Spring til indhold

Ministerens tale til Kinas nationaldag, den 25. september 2018

Ambassador, distinguished guests

Today we celebrate the 69th National Day of the People’s Republic of China. This year also mark the 10 year’s anniversary of the comprehensive strategic partnership between China and Denmark. 69 years can seem like a long time – but Chinese-European relations go back millennia, and Chinese-Danish trade is centuries old. For many, many years we have learned from each other and affected each other’s cultures.

Few may know the story of Sai-Chiu Van, and that is a shame. He was one of the first Chinese to leave a mark on Danish culture, on Danish everyday life. And his mark can be seen all over the country today. The story of Sai-Chiu Van is an exciting, inspiring and true story about a young Chinese man and his unpredictable fairytale in Denmark.

In 1935, Sai-Chiu Van – his friends just called him Van – left his home in Shanghai, and by boat and train he came to Denmark to study the advanced Danish agriculture.  His aim was to return home after a few years to help his father run his business. But while Van studied in Denmark, the Second Sino-Japanese War began, and it became impossible for him to return to Shanghai. So he decided to study some more.

By bike, he crisscrossed Denmark, studied and worked – and one day he fell in love with a Danish girl. Still not able to return, Van realized that he might have to stay in Denmark for a long, long time, and he decided to try to introduce the Danes to Chinese food.  In the basement of the family’s house, Van experimented with soy sauce and spring rolls - something that was completely unknown in Denmark.  In the beginning, he didn’t sell a lot, and his company – Daloon – was having a hard time.

But one day, the owner of a hot dog stand – or pølsevogn – in the world famous Tivoli Gardens asked Van, if he wanted to sell his spring rolls there. Van gave it a try, and the crispy, hot springs rolls became an instant hit. Overnight, the demand exceeded his supply, and the whole family had to contribute with production and delivery. Van’s little company soon became a large company. He had to move from the basement to real production facilities, and soon he had to build his own factory.

It didn’t take many years for spring rolls to become so popular that the Danes completely forgot that spring rolls had once been too foreign or too strange for their taste. Today, many Danes think that spring rolls is a Danish invention. And today, every child in Denmark knows that Da Loon means big dragon in Chinese. Van told us that in TV commercials for his producs. Sai-Chiu Van died in 2003, 90 years old. He never returned to help his father run the family company. But Van’s own son helped him run Daloon.

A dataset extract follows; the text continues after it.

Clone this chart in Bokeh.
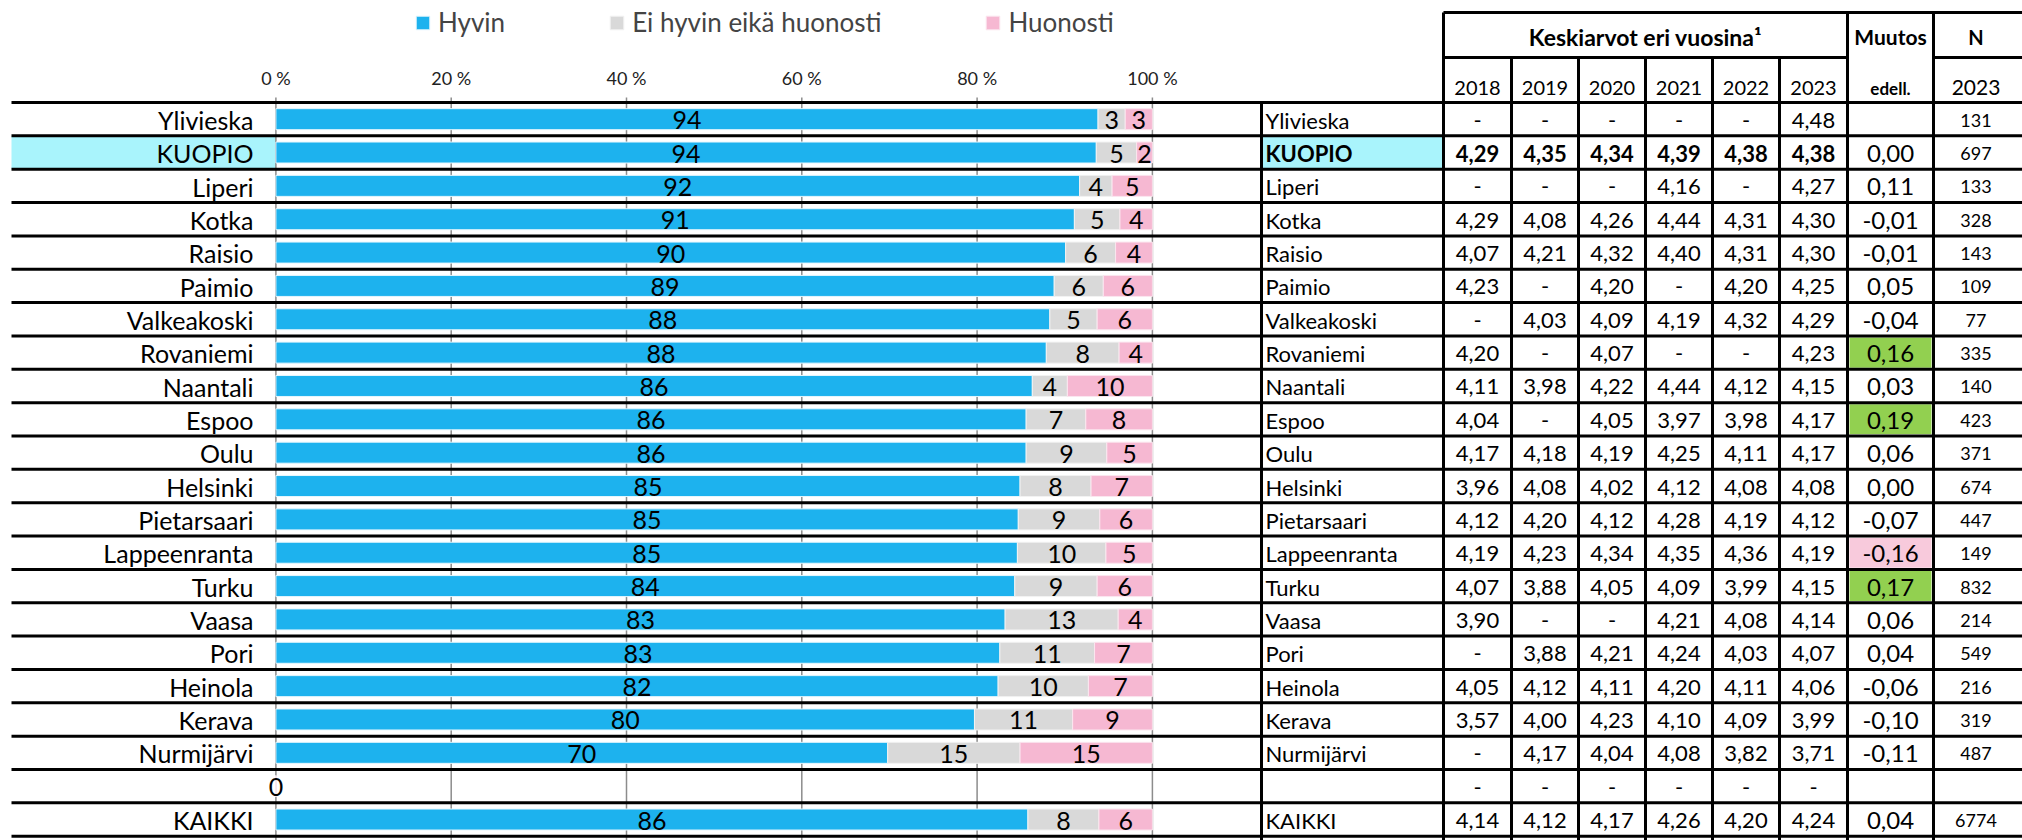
from bokeh.plotting import figure
from bokeh.models import Range1d, ColumnDataSource, Legend, LegendItem
from bokeh.core.properties import value
from bokeh.embed import file_html
from bokeh.resources import INLINE

# ---------------- data ----------------
cities = ["Ylivieska", "KUOPIO", "Liperi", "Kotka", "Raisio", "Paimio",
          "Valkeakoski", "Rovaniemi", "Naantali", "Espoo", "Oulu", "Helsinki",
          "Pietarsaari", "Lappeenranta", "Turku", "Vaasa", "Pori", "Heinola",
          "Kerava", "Nurmijärvi", "", "KAIKKI"]
highlight = "KUOPIO"

series_names = ["Hyvin", "Ei hyvin eikä huonosti", "Huonosti"]
hyvin = [93.8, 93.6, 91.7, 91.1, 90.1, 88.8, 88.3, 87.9, 86.3, 85.6, 85.6, 84.9,
         84.7, 84.6, 84.3, 83.2, 82.6, 82.4, 79.7, 69.8, 0, 85.8]
ei_hyvin = [3.1, 4.6, 3.7, 5.2, 5.7, 5.6, 5.4, 8.3, 4.0, 6.8, 9.2, 8.1,
            9.3, 10.1, 9.4, 12.9, 10.8, 10.3, 11.2, 15.1, 0, 8.1]
huonosti = [3.1, 1.8, 4.6, 3.7, 4.2, 5.6, 6.3, 3.8, 9.7, 7.6, 5.2, 7.0,
            6.0, 5.3, 6.3, 3.9, 6.6, 7.3, 9.1, 15.1, 0, 6.1]

ticks = [0, 20, 40, 60, 80, 100]
tick_labels = ["0 %", "20 %", "40 %", "60 %", "80 %", "100 %"]

years = ["2018", "2019", "2020", "2021", "2022", "2023"]
m2018 = [None, 4.29, None, 4.29, 4.07, 4.23, None, 4.20, 4.11, 4.04, 4.17, 3.96,
         4.12, 4.19, 4.07, 3.90, None, 4.05, 3.57, None, None, 4.14]
m2019 = [None, 4.35, None, 4.08, 4.21, None, 4.03, None, 3.98, None, 4.18, 4.08,
         4.20, 4.23, 3.88, None, 3.88, 4.12, 4.00, 4.17, None, 4.12]
m2020 = [None, 4.34, None, 4.26, 4.32, 4.20, 4.09, 4.07, 4.22, 4.05, 4.19, 4.02,
         4.12, 4.34, 4.05, None, 4.21, 4.11, 4.23, 4.04, None, 4.17]
m2021 = [None, 4.39, 4.16, 4.44, 4.40, None, 4.19, None, 4.44, 3.97, 4.25, 4.12,
         4.28, 4.35, 4.09, 4.21, 4.24, 4.20, 4.10, 4.08, None, 4.26]
m2022 = [None, 4.38, None, 4.31, 4.31, 4.20, 4.32, None, 4.12, 3.98, 4.11, 4.08,
         4.19, 4.36, 3.99, 4.08, 4.03, 4.11, 4.09, 3.82, None, 4.20]
m2023 = [4.48, 4.38, 4.27, 4.30, 4.30, 4.25, 4.29, 4.23, 4.15, 4.17, 4.17, 4.08,
         4.12, 4.19, 4.15, 4.14, 4.07, 4.06, 3.99, 3.71, None, 4.24]
muutos = [None, 0.00, 0.11, -0.01, -0.01, 0.05, -0.04, 0.16, 0.03, 0.19, 0.06, 0.00,
          -0.07, -0.16, 0.17, 0.06, 0.04, -0.06, -0.10, -0.11, None, 0.04]
n_2023 = [131, 697, 133, 328, 143, 109, 77, 335, 140, 423, 371, 674,
          447, 149, 832, 214, 549, 216, 319, 487, None, 6774]
means = [m2018, m2019, m2020, m2021, m2022, m2023]

# ---------------- style / layout ----------------
FONT = "Lato"
BLUE, GREY, PINK = "#1DB2EE", "#D9D9D9", "#F6B8D2"
CYAN, GREEN, ROSE = "#A9F4FC", "#92D050", "#F8CADC"
W, H, OFF = 2022, 840, 0
X0, PX_PER_PCT = 275.4, 8.765          # pixel of 0 %, pixels per percent
ROW_TOP, ROW_H = 102.0, 33.35          # pixel of first row top, row height
LINE_L, LINE_R = 11, 2022
NAME_L = 1261
YEAR_EDGES = [1443, 1511, 1578, 1645, 1712, 1779, 1847]
MUU_EDGES = [1847, 1933]
N_EDGES = [1933, 2022]
HDR_TOP, HDR_MID = 12, 57

n = len(cities)
rows = list(range(n))

p = figure(width=W, height=H, output_backend="svg", toolbar_location=None,
           x_axis_location=None, y_axis_location=None, min_border=0,
           x_range=Range1d((OFF - X0) / PX_PER_PCT, (OFF + W - X0) / PX_PER_PCT),
           y_range=Range1d((OFF + H - ROW_TOP) / ROW_H - 0.5, (OFF - ROW_TOP) / ROW_H - 0.5))
p.extra_x_ranges = {"px": Range1d(OFF, OFF + W)}
p.extra_y_ranges = {"px": Range1d(OFF + H, OFF)}
p.outline_line_color = None
p.background_fill_color = "white"
p.border_fill_color = "white"
p.grid.visible = False

# ---- highlight fills ----
hi = cities.index(highlight)
p.quad(left=[LINE_L], right=[X0], top=[hi - 0.5], bottom=[hi + 0.5],
       x_range_name="px", fill_color=CYAN, line_color=None)
p.quad(left=[NAME_L], right=[YEAR_EDGES[0]], top=[hi - 0.5], bottom=[hi + 0.5],
       x_range_name="px", fill_color=CYAN, line_color=None)

# muutos cell colours
mr = [i for i, v in enumerate(muutos) if v is not None and abs(v) >= 0.15]
p.quad(left=[MUU_EDGES[0] + 2] * len(mr), right=[MUU_EDGES[1] - 2] * len(mr),
       top=[i - 0.45 for i in mr], bottom=[i + 0.45 for i in mr], x_range_name="px",
       fill_color=[GREEN if muutos[i] > 0 else ROSE for i in mr], line_color=None)

# ---- grid lines ----
p.segment(x0=ticks, x1=ticks, y0=[-0.65] * len(ticks), y1=[n] * len(ticks),
          line_color="#8C8C8C", line_width=1.5)

# ---- stacked bars ----
e_left = hyvin
e_right = [a + b for a, b in zip(hyvin, ei_hyvin)]
p_right = [a + b for a, b in zip(e_right, huonosti)]
src = ColumnDataSource(dict(row=rows, h1=hyvin, e0=e_left, e1=e_right, p0=e_right, p1=p_right))
BAR_H = 0.63
r_h = p.hbar(y="row", left=0, right="h1", height=BAR_H, source=src,
             fill_color=BLUE, line_color="#E6F6FD", line_width=1)
r_e = p.hbar(y="row", left="e0", right="e1", height=BAR_H, source=src,
             fill_color=GREY, line_color="#F2F2F2", line_width=1)
r_p = p.hbar(y="row", left="p0", right="p1", height=BAR_H, source=src,
             fill_color=PINK, line_color="#FBE6EF", line_width=1)

# bar value labels
lx, ly, lt = [], [], []
for i in rows:
    segs = [(0, hyvin[i]), (e_left[i], ei_hyvin[i]), (e_right[i], huonosti[i])]
    for k, (start, v) in enumerate(segs):
        if v > 0 or k == 0:
            lx.append(start + v / 2)
            ly.append(i + 0.03)
            lt.append(f"{v:.0f}")
p.text(x=lx, y=ly, text=lt, text_align="center", text_baseline="middle",
       text_font=value(FONT), text_font_size="25px", text_color="black")

# ---- row separator lines ----
bounds = [i - 0.5 for i in range(n + 1)]
p.segment(x0=[LINE_L] * len(bounds), x1=[LINE_R] * len(bounds), y0=bounds, y1=bounds,
          x_range_name="px", line_color="black", line_width=3)

# ---- category labels (left) ----
p.text(x=[253] * n, y=[i + 0.02 for i in rows], text=cities, x_range_name="px",
       text_align="right", text_baseline="middle", text_font=value(FONT),
       text_font_size="25px", text_color="black")

# ---- x tick labels ----
p.text(x=ticks, y=[77] * len(ticks), text=tick_labels, y_range_name="px",
       text_align="center", text_baseline="middle", text_font=value(FONT),
       text_font_size="18px", text_color="#222222")

# ---- legend ----
legend = Legend(items=[LegendItem(label=series_names[0], renderers=[r_h]),
                       LegendItem(label=series_names[1], renderers=[r_e]),
                       LegendItem(label=series_names[2], renderers=[r_p])],
                orientation="horizontal", location=(414, H - 38), spacing=103,
                glyph_width=17, glyph_height=17, label_standoff=7, padding=0, margin=0,
                label_text_font=FONT, label_text_font_size="26px",
                border_line_color=None, background_fill_alpha=0)
p.add_layout(legend)

# ---- table ----
def fmt(v):
    return "-" if v is None else f"{v:.2f}".replace(".", ",")

bold_row = ["bold" if c == highlight else "normal" for c in cities]
# names
p.text(x=[NAME_L + 4] * n, y=[i + 0.03 for i in rows], text=cities, x_range_name="px",
       text_align="left", text_baseline="middle", text_font=value(FONT),
       text_font_size="22px", text_font_style=bold_row, text_color="black")
# yearly means
tx, ty, tt, ts = [], [], [], []
for j, col in enumerate(means):
    cx = (YEAR_EDGES[j] + YEAR_EDGES[j + 1]) / 2
    for i in rows:
        tx.append(cx)
        ty.append(i + 0.03)
        tt.append(fmt(col[i]))
        ts.append(bold_row[i])
p.text(x=tx, y=ty, text=tt, text_font_style=ts, x_range_name="px",
       text_align="center", text_baseline="middle", text_font=value(FONT),
       text_font_size="22px", text_color="black")
# muutos
p.text(x=[sum(MUU_EDGES) / 2] * n, y=[i + 0.03 for i in rows],
       text=["" if v is None else fmt(v) for v in muutos], x_range_name="px",
       text_align="center", text_baseline="middle", text_font=value(FONT),
       text_font_size="24px", text_color="black")
# N
p.text(x=[sum(N_EDGES) / 2 - 2] * n, y=[i + 0.03 for i in rows],
       text=["" if v is None else str(v) for v in n_2023], x_range_name="px",
       text_align="center", text_baseline="middle", text_font=value(FONT),
       text_font_size="18px", text_color="black")

# table grid: verticals in data rows
vx = [NAME_L] + YEAR_EDGES + [MUU_EDGES[1]]
p.segment(x0=vx, x1=vx, y0=[-0.5] * len(vx), y1=[n] * len(vx), x_range_name="px",
          line_color="black", line_width=3)
# header verticals
hvx = [YEAR_EDGES[0], MUU_EDGES[0], MUU_EDGES[1]]
p.segment(x0=hvx, x1=hvx, y0=[HDR_TOP] * 3, y1=[ROW_TOP] * 3,
          x_range_name="px", y_range_name="px", line_color="black", line_width=3)
yvx = YEAR_EDGES[1:-1]
p.segment(x0=yvx, x1=yvx, y0=[HDR_MID] * len(yvx), y1=[ROW_TOP] * len(yvx),
          x_range_name="px", y_range_name="px", line_color="black", line_width=3)
# header horizontals
p.segment(x0=[YEAR_EDGES[0], YEAR_EDGES[0], N_EDGES[0]], x1=[LINE_R, MUU_EDGES[0], LINE_R],
          y0=[HDR_TOP, HDR_MID, HDR_MID], y1=[HDR_TOP, HDR_MID, HDR_MID],
          x_range_name="px", y_range_name="px", line_color="black", line_width=3)

# header texts
hdr_font = dict(x_range_name="px", y_range_name="px", text_align="center",
                text_baseline="middle", text_font=value(FONT), text_color="black")
p.text(x=[(YEAR_EDGES[0] + YEAR_EDGES[-1]) / 2], y=[36], text=["Keskiarvot eri vuosina¹"],
       text_font_style="bold", text_font_size="23px", **hdr_font)
p.text(x=[(YEAR_EDGES[j] + YEAR_EDGES[j + 1]) / 2 for j in range(len(years))],
       y=[87] * len(years), text=years, text_font_size="20px", **hdr_font)
p.text(x=[sum(MUU_EDGES) / 2], y=[36], text=["Muutos"], text_font_style="bold",
       text_font_size="21px", **hdr_font)
p.text(x=[sum(MUU_EDGES) / 2], y=[88], text=["edell."], text_font_style="bold",
       text_font_size="17px", **hdr_font)
p.text(x=[sum(N_EDGES) / 2 - 2], y=[36], text=["N"], text_font_style="bold",
       text_font_size="20px", **hdr_font)
p.text(x=[sum(N_EDGES) / 2 - 2], y=[87], text=["2023"], text_font_size="21px", **hdr_font)

open("out.html", "w").write(file_html(p, INLINE))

Today, all kinds of goods move between Denmark and China with China now being Denmark’s 6th largest trading partner. We still take pride in our fisheries and our agricultural sector which Sai-Chiu Van came here to study almost one hundred years ago, and I hope that our trade will continue to flourish with new possibilities for Danish products in China and Chinese products in Denmark. One of the more impressive and unusual exchanges is due to happen next year when two giant pandas arrive in the Copenhagen Zoo. Their new yin and yang shaped home is almost completed.

I take personal pride in having negotiated that agreement when I was Minister for The Environment and Agriculture. Today, pandas are considered rare and exotic animals, but perhaps one day – like the spring rolls – the Danes will forget that, and who knows, maybe every child will come to know that xiongmao means panda.

Dear Chinese friends, I wish you all a happy national day.